» **What to produce**:
Gather each line in the entries that includes the string "with".

» **Extracted records**:
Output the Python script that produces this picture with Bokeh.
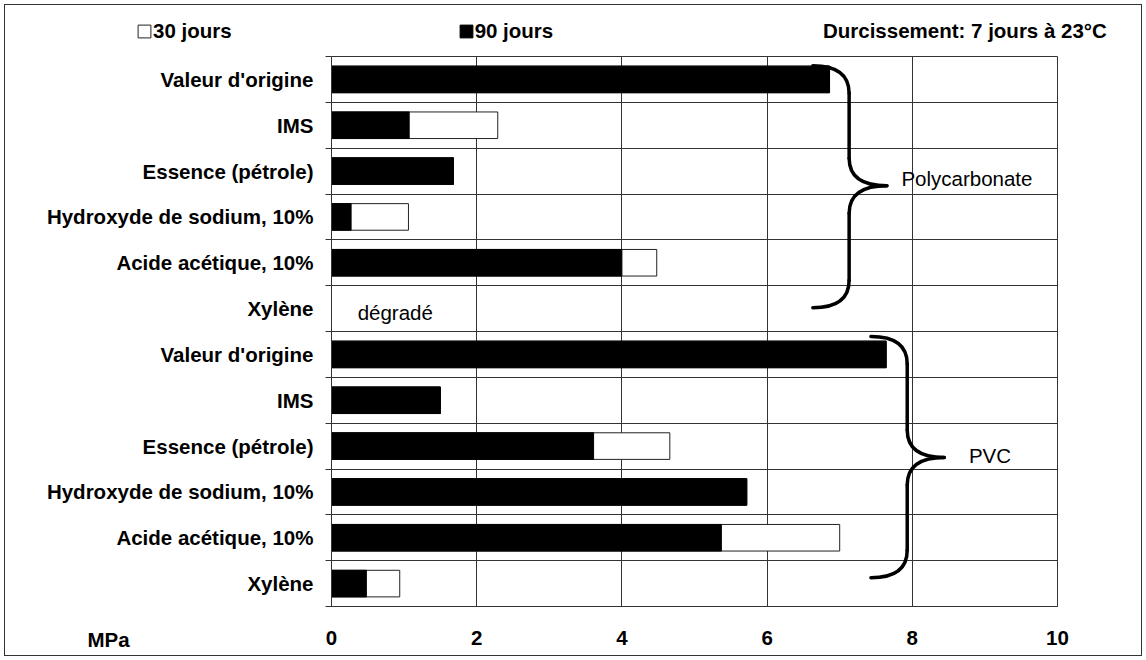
from bokeh.plotting import figure
from bokeh.models import (ColumnDataSource, Range1d, FixedTicker, Label,
                          Legend, LegendItem)
from bokeh.embed import file_html
from bokeh.resources import INLINE

# ---------------- data ----------------
categories = ["Valeur d'origine", "IMS", "Essence (pétrole)",
              "Hydroxyde de sodium, 10%", "Acide acétique, 10%", "Xylène",
              "Valeur d'origine", "IMS", "Essence (pétrole)",
              "Hydroxyde de sodium, 10%", "Acide acétique, 10%", "Xylène"]
groups = ["Polycarbonate"] * 6 + ["PVC"] * 6
jours30 = [6.86, 2.29, 1.68, 1.06, 4.48, None,
           7.64, 1.50, 4.66, 5.72, 7.00, 0.94]
jours90 = [6.86, 1.07, 1.68, 0.27, 4.00, None,
           7.64, 1.50, 3.61, 5.72, 5.37, 0.48]
x_ticks = [0, 2, 4, 6, 8, 10]
legend_30 = "30 jours"
legend_90 = "90 jours"
cure_text = "Durcissement: 7 jours à 23°C"
degraded_text = "dégradé"
x_unit = "MPa"

FONT = "Liberation Sans"
FS = "20.5px"
GRID = "#333333"
W, H = 1146, 660
LEFT, RIGHT, TOP, BOTTOM = 331, 89, 56, 54

n = len(categories)
ypos = [i + 0.5 for i in range(n)]
nan = float("nan")
src = ColumnDataSource(dict(
    y=ypos,
    v30=[nan if v is None else v for v in jours30],
    v90=[nan if v is None else v for v in jours90],
))

x0, x1 = 0, 10
p = figure(width=W, height=H,
           x_range=Range1d(x0, x1), y_range=Range1d(n, 0),
           output_backend="svg", toolbar_location=None,
           min_border_left=LEFT, min_border_right=RIGHT,
           min_border_top=TOP, min_border_bottom=BOTTOM)
p.background_fill_color = "white"
p.border_fill_alpha = 0
p.outline_line_color = GRID
p.outline_line_width = 1
p.styles = {"outline": "1px solid #333333", "outline-offset": "-5px",
            "background": "white"}

# grids
p.xgrid.ticker = FixedTicker(ticks=x_ticks)
p.xgrid.grid_line_color = GRID
p.xgrid.grid_line_width = 1
p.ygrid.ticker = FixedTicker(ticks=list(range(n + 1)))
p.ygrid.grid_line_color = GRID
p.ygrid.grid_line_width = 1

# x axis
xa = p.xaxis[0]
xa.ticker = FixedTicker(ticks=x_ticks)
xa.major_tick_out = 0
xa.major_tick_in = 0
xa.minor_tick_line_color = None
xa.axis_line_color = GRID
xa.major_label_text_font = FONT
xa.major_label_text_font_style = "bold"
xa.major_label_text_font_size = FS
xa.major_label_text_color = "black"
xa.major_label_standoff = 24

# y axis
ya = p.yaxis[0]
ya.ticker = FixedTicker(ticks=ypos, minor_ticks=list(range(n + 1)))
ya.major_label_overrides = {y: c for y, c in zip(ypos, categories)}
ya.major_tick_line_color = None
ya.major_tick_out = 0
ya.major_tick_in = 0
ya.minor_tick_out = 6
ya.minor_tick_in = 0
ya.minor_tick_line_color = GRID
ya.axis_line_color = GRID
ya.major_label_text_font = FONT
ya.major_label_text_font_style = "bold"
ya.major_label_text_font_size = FS
ya.major_label_text_color = "black"
ya.major_label_standoff = 12

# bars
BAR_H = 0.58
WHITE_BAR = dict(fill_color="white", line_color="#222222", line_width=1)
BLACK_BAR = dict(fill_color="black", line_color="black", line_width=1)
p.hbar(y="y", left=0, right="v30", height=BAR_H, source=src, **WHITE_BAR)
p.hbar(y="y", left=0, right="v90", height=BAR_H, source=src, **BLACK_BAR)

# braces (decoration)
braces = [
    dict(name="Polycarbonate", x_end=6.63, x_vert=7.13, x_tip=7.65,
         y_top=0.20, y_tip=2.82, y_bot=5.48, r=0.6, tx=7.85, ty=2.66),
    dict(name="PVC", x_end=7.43, x_vert=7.93, x_tip=8.44,
         y_top=6.11, y_tip=8.75, y_bot=11.37, r=0.6, tx=8.78, ty=8.71),
]
for b in braces:
    xe, xv, xt = b["x_end"], b["x_vert"], b["x_tip"]
    yt, ym, yb, r = b["y_top"], b["y_tip"], b["y_bot"], b["r"]
    p.quadratic(x0=[xe, xv, xt, xv], y0=[yt, ym - r, ym, yb - r],
                x1=[xv, xt, xv, xe], y1=[yt + r, ym, ym + r, yb],
                cx=[xv, xv, xv, xv], cy=[yt, ym, ym, yb],
                line_color="black", line_width=3.5, line_cap="round")
    p.segment(x0=[xv, xv], y0=[yt + r, ym + r], x1=[xv, xv], y1=[ym - r, yb - r],
              line_color="black", line_width=3.5, line_cap="round")
    p.add_layout(Label(x=b["tx"], y=b["ty"], text=b["name"], text_font=FONT,
                       text_font_size=FS, text_baseline="middle",
                       text_align="left", text_color="black"))

# "dégradé" for the missing Polycarbonate / Xylène value
deg_idx = [i for i, v in enumerate(jours90) if v is None][0]
p.add_layout(Label(x=0.36, y=ypos[deg_idx] + 0.08, text=degraded_text,
                   text_font=FONT, text_font_size=FS, text_baseline="middle",
                   text_align="left", text_color="black"))

# ---- transparent overlay for the texts that lie outside the plot frame ----
# same data scale as the main plot, but its frame covers the whole canvas
fw = W - LEFT - RIGHT
fh = H - TOP - BOTTOM
ux = (x1 - x0) / fw
uy = n / fh
ov = figure(width=W, height=H,
            x_range=Range1d(x0 - LEFT * ux, x1 + RIGHT * ux),
            y_range=Range1d(n + BOTTOM * uy, -TOP * uy),
            output_backend="svg", toolbar_location=None,
            min_border=0, x_axis_location=None, y_axis_location=None)
ov.grid.visible = False
ov.background_fill_alpha = 0
ov.border_fill_alpha = 0
ov.outline_line_color = None
ov.styles = {"position": "absolute", "top": "0px", "left": "0px",
             "pointer-events": "none"}

# swatch renderers for the legend (one undrawn NaN row each)
e30 = ov.hbar(y=[nan], left=[0], right=[nan], height=1, **WHITE_BAR)
e90 = ov.hbar(y=[nan], left=[0], right=[nan], height=1, **BLACK_BAR)
legend = Legend(items=[LegendItem(label=legend_30, renderers=[e30]),
                       LegendItem(label=legend_90, renderers=[e90])],
                orientation="horizontal", location=(136, H - 43),
                spacing=226, padding=0, margin=0, border_line_color=None,
                background_fill_alpha=0, glyph_width=16, glyph_height=16,
                label_standoff=1, label_text_font=FONT,
                label_text_font_style="bold", label_text_font_size=FS,
                label_text_color="black", label_text_baseline="middle")
ov.add_layout(legend)

hdr = dict(text_font=FONT, text_font_size=FS, text_font_style="bold",
           text_baseline="middle", text_color="black")
ov.add_layout(Label(x=10.68, y=-0.57, text=cure_text, text_align="right", **hdr))
ov.add_layout(Label(x=-3.07, y=12.72, text=x_unit, text_align="center", **hdr))

open("out.html", "w").write(file_html([p, ov], INLINE))
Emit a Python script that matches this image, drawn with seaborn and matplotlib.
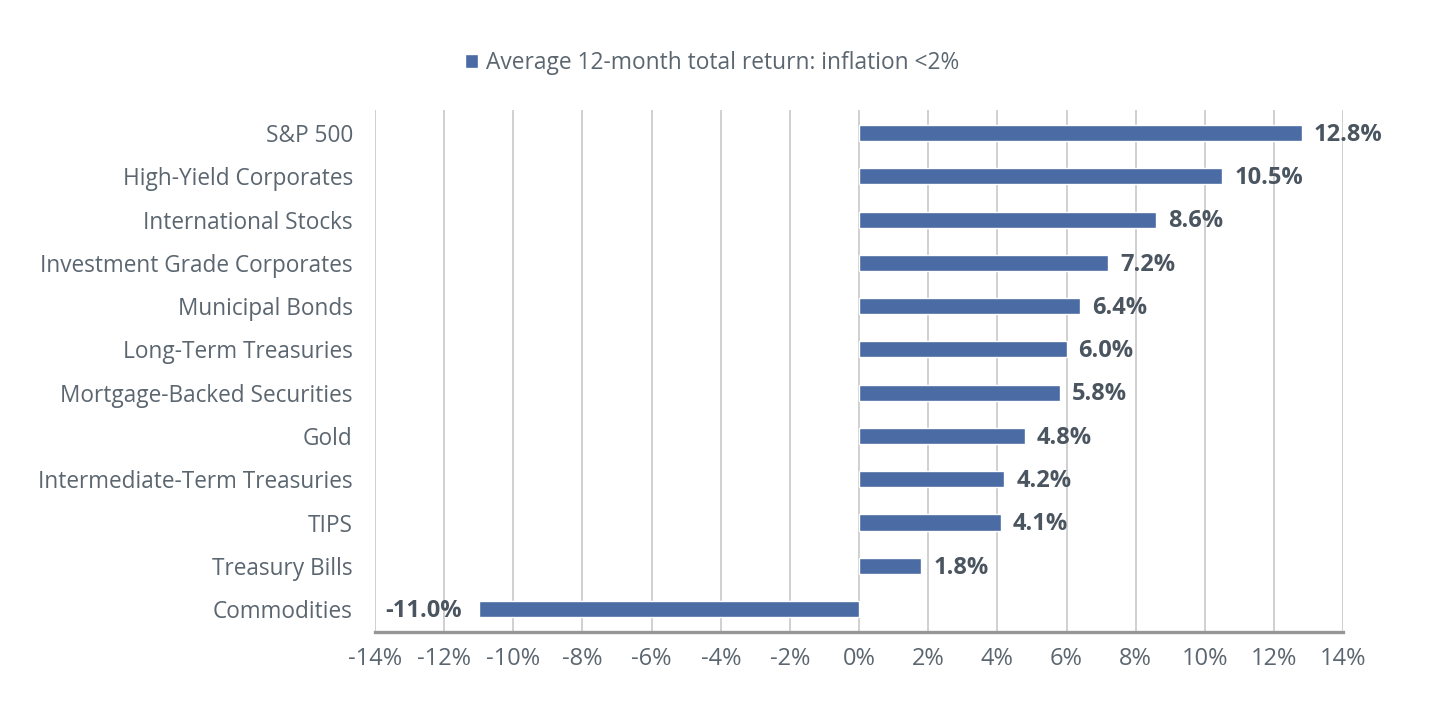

» **Exercise answer**:
Output the Python script that produces this picture with Bokeh.
Emit a Python script that matches this image, drawn with seaborn and matplotlib.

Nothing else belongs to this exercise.